Minimax Optimal Regression over Sobolev Spaces via Laplacian Eigenmaps on Neighborhood Graphs
Green, Alden, Balakrishnan, Sivaraman, Tibshirani, Ryan J.
In this paper we study the statistical properties of Principal Components Regression with Laplacian Eigenmaps (PCR-LE), a method for nonparametric regression based on Laplacian Eigenmaps (LE). PCR-LE works by projecting a vector of observed responses ${\bf Y} = (Y_1,\ldots,Y_n)$ onto a subspace spanned by certain eigenvectors of a neighborhood graph Laplacian. We show that PCR-LE achieves minimax rates of convergence for random design regression over Sobolev spaces. Under sufficient smoothness conditions on the design density $p$, PCR-LE achieves the optimal rates for both estimation (where the optimal rate in squared $L^2$ norm is known to be $n^{-2s/(2s + d)}$) and goodness-of-fit testing ($n^{-4s/(4s + d)}$).

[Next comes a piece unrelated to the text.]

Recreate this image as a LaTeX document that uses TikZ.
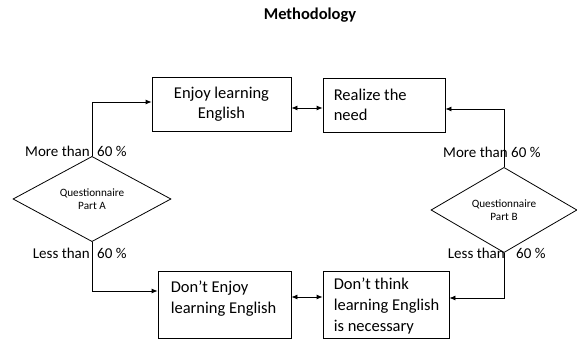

We also show that PCR-LE is \emph{manifold adaptive}: that is, we consider the situation where the design is supported on a manifold of small intrinsic dimension $m$, and give upper bounds establishing that PCR-LE achieves the faster minimax estimation ($n^{-2s/(2s + m)}$) and testing ($n^{-4s/(4s + m)}$) rates of convergence. Interestingly, these rates are almost always much faster than the known rates of convergence of graph Laplacian eigenvectors to their population-level limits; in other words, for this problem regression with estimated features appears to be much easier, statistically speaking, than estimating the features itself. We support these theoretical results with empirical evidence.